The observation that exploits may be able to parlay
mundane bugs into security holes was not a commonplace
back then--even in the Unix room. So input buffers were
often made "bigger than ever will be needed" and left
that way on the understanding that crashes are tolerable
on outlandish data. In an idle moment one day, Dennis fed
a huge line of input to most everything in /bin. To the
surprise of nobody, including Dennis, lots of programs
crashed. We WERE surprised a few years later, when a journal
published this fact as a research result. Does anybody
remember who published that deep new insight and/or where?
Doug
> From: norman(a)oclsc.org (Norman Wilson)

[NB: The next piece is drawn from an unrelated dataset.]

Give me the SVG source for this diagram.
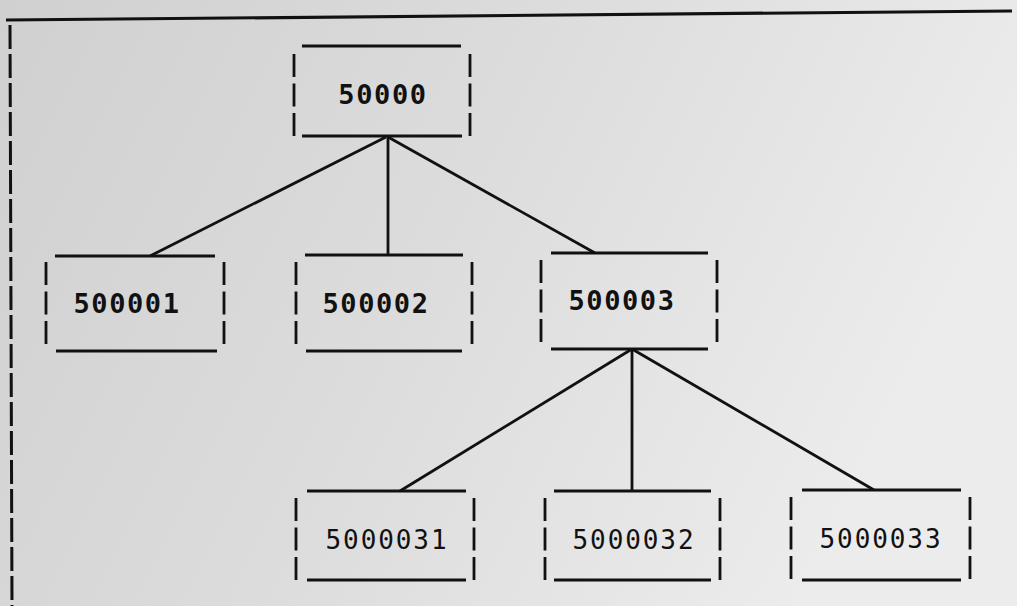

> SP&E published a paper by Don Knuth discussing all the many bugs found
> in TeX, including some statistical analysis.
> From: John Cowan <cowan(a)mercury.ccil.org>
> "The Errors of TeX" was an excellent article.
Thanks for the pointer; it sounds like a great paper, but alas the only
copies I could fine online were behind paywalls.
> From: Clem Cole <clemc(a)ccc.com>
> btw. there is a v6 version of fsck floating around.
Yes, we had it at MIT.
> I'm wonder if I can find a readable copy.
As I've mentioned, I have this goal of putting the MIT Unix (the kernel was
basically PWB1, with a host of new applications) sources online.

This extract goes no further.